YOUR OBJECTIVE → Your task is to repeat the listing exactly.

SUPPLIED DATA →
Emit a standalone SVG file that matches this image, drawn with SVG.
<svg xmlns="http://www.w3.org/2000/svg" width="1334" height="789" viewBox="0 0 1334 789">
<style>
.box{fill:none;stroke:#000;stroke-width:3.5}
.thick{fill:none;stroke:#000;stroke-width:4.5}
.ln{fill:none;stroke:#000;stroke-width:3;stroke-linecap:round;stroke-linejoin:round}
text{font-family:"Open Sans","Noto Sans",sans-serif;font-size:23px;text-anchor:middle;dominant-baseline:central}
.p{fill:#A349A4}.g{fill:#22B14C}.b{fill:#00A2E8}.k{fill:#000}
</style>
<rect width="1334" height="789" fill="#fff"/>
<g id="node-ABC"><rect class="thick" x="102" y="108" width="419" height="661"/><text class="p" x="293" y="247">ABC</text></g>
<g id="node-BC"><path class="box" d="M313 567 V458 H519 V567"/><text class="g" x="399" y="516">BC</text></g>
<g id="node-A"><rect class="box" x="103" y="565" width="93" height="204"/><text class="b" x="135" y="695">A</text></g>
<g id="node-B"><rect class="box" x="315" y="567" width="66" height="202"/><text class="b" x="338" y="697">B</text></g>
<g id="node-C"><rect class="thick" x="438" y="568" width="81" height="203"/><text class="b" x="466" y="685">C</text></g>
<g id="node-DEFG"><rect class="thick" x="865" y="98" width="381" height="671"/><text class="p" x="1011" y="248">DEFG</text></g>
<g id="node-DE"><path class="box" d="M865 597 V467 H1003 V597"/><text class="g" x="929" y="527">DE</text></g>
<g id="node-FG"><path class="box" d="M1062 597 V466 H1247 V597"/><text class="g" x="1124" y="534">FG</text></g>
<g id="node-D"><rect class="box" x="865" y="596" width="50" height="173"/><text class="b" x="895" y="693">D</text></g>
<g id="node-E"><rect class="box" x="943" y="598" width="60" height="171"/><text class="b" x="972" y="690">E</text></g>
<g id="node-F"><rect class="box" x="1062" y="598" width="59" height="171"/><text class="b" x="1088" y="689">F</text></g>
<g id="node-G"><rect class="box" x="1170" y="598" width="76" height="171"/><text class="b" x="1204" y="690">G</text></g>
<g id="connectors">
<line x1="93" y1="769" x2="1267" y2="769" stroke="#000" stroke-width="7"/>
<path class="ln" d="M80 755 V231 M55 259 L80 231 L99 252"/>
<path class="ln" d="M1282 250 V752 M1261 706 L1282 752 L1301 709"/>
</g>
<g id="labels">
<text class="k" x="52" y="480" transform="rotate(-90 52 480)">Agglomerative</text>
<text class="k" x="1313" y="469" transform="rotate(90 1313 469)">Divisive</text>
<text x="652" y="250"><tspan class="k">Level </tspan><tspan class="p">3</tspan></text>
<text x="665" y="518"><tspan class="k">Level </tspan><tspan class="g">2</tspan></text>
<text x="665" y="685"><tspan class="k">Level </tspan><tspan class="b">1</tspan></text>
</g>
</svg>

COMPLETE OUTPUT →
Emit a standalone SVG file that matches this image, drawn with SVG.
<svg xmlns="http://www.w3.org/2000/svg" width="1334" height="789" viewBox="0 0 1334 789">
<style>
.box{fill:none;stroke:#000;stroke-width:3.5}
.thick{fill:none;stroke:#000;stroke-width:4.5}
.ln{fill:none;stroke:#000;stroke-width:3;stroke-linecap:round;stroke-linejoin:round}
text{font-family:"Open Sans","Noto Sans",sans-serif;font-size:23px;text-anchor:middle;dominant-baseline:central}
.p{fill:#A349A4}.g{fill:#22B14C}.b{fill:#00A2E8}.k{fill:#000}
</style>
<rect width="1334" height="789" fill="#fff"/>
<g id="node-ABC"><rect class="thick" x="102" y="108" width="419" height="661"/><text class="p" x="293" y="247">ABC</text></g>
<g id="node-BC"><path class="box" d="M313 567 V458 H519 V567"/><text class="g" x="399" y="516">BC</text></g>
<g id="node-A"><rect class="box" x="103" y="565" width="93" height="204"/><text class="b" x="135" y="695">A</text></g>
<g id="node-B"><rect class="box" x="315" y="567" width="66" height="202"/><text class="b" x="338" y="697">B</text></g>
<g id="node-C"><rect class="thick" x="438" y="568" width="81" height="203"/><text class="b" x="466" y="685">C</text></g>
<g id="node-DEFG"><rect class="thick" x="865" y="98" width="381" height="671"/><text class="p" x="1011" y="248">DEFG</text></g>
<g id="node-DE"><path class="box" d="M865 597 V467 H1003 V597"/><text class="g" x="929" y="527">DE</text></g>
<g id="node-FG"><path class="box" d="M1062 597 V466 H1247 V597"/><text class="g" x="1124" y="534">FG</text></g>
<g id="node-D"><rect class="box" x="865" y="596" width="50" height="173"/><text class="b" x="895" y="693">D</text></g>
<g id="node-E"><rect class="box" x="943" y="598" width="60" height="171"/><text class="b" x="972" y="690">E</text></g>
<g id="node-F"><rect class="box" x="1062" y="598" width="59" height="171"/><text class="b" x="1088" y="689">F</text></g>
<g id="node-G"><rect class="box" x="1170" y="598" width="76" height="171"/><text class="b" x="1204" y="690">G</text></g>
<g id="connectors">
<line x1="93" y1="769" x2="1267" y2="769" stroke="#000" stroke-width="7"/>
<path class="ln" d="M80 755 V231 M55 259 L80 231 L99 252"/>
<path class="ln" d="M1282 250 V752 M1261 706 L1282 752 L1301 709"/>
</g>
<g id="labels">
<text class="k" x="52" y="480" transform="rotate(-90 52 480)">Agglomerative</text>
<text class="k" x="1313" y="469" transform="rotate(90 1313 469)">Divisive</text>
<text x="652" y="250"><tspan class="k">Level </tspan><tspan class="p">3</tspan></text>
<text x="665" y="518"><tspan class="k">Level </tspan><tspan class="g">2</tspan></text>
<text x="665" y="685"><tspan class="k">Level </tspan><tspan class="b">1</tspan></text>
</g>
</svg>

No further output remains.